The Story That We Are Living Through



I’m in a workshop this weekend, studying mythology and personal mythology. I signed up for this workshop because I’m interested in story and how humankind repeats the same stories throughout history. Those stories, myths from Greece, fairy tales from Europe, tales from around the world give us clues as to who we are and what our purpose is. Those stories help us to see what it means to be a whole human being.


I’m also here because I’m aware that we are all living through a story that’s bigger than we are. It’s a story that frustrates me, that makes me angry, that makes me feel impotent; a story of good vs evil, right vs wrong, violence vs peaceful, and truth vs fact. So, what to do with this? What I’d like to do is go to Washington with my posse of women friends and clean the House . . . and the Senate! Wash out the mouths of every politician who has lowered themselves to blaming, shaming and name calling. Wash their mouths out with soap until they stop and see that good only comes when we united and we don’t make each other the enemy.


In fiction writing there’s a saying: “get your protagonist up a tree as fast as you can and then throw rocks at them.” Well, I think we’re up the tree. And here is the great calling. In the hero’s journey there is the call and the refusal of the call. Has my anger and frustration been my refusal of the call? Do I need to trust that change will happen with millions of little steps taken by millions of people? Do I need to remind myself that for all the good we do, for all the beauty we create, we often don’t get to see the results? To take those steps, anyway – that is the answering of the call.


Each of us makes a difference in how we live our lives. For me, I want to care about others. I want to practice kindness. I want to make art. This is the quest for me: To parse through my anger and frustration about the state of this country, and the state of the world, and then to live life as an homage to all that is good and beautiful. I don’t mean sticking my head in the sand. There are times and opportunities to march, to protest, to write, to share about the hard things that matter – each of us, in our own way.
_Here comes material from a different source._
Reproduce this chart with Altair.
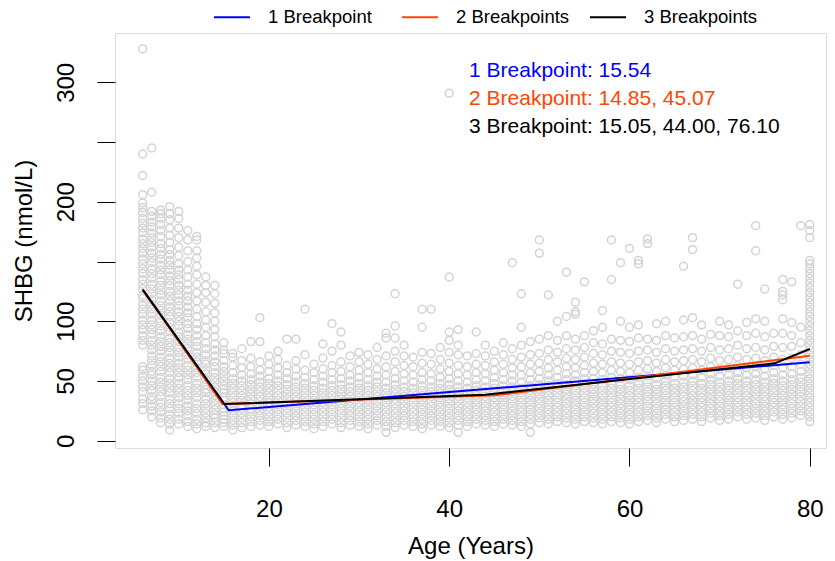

Anne Frank wrote in her diary, that in spite of everything, she still believed that people were basically good. I want to believe that too. I experience that from the people around me – it’s just that the power-hungry, the politicians have the bigger megaphone right now, but not necessarily the bigger force. I need to remember that.


Let the beauty we love be what we do. There are a hundred ways to kneel and kiss the ground, wrote the 17th century poet, Rumi. Maybe that is the first little step, being faithful to the beauty that I love.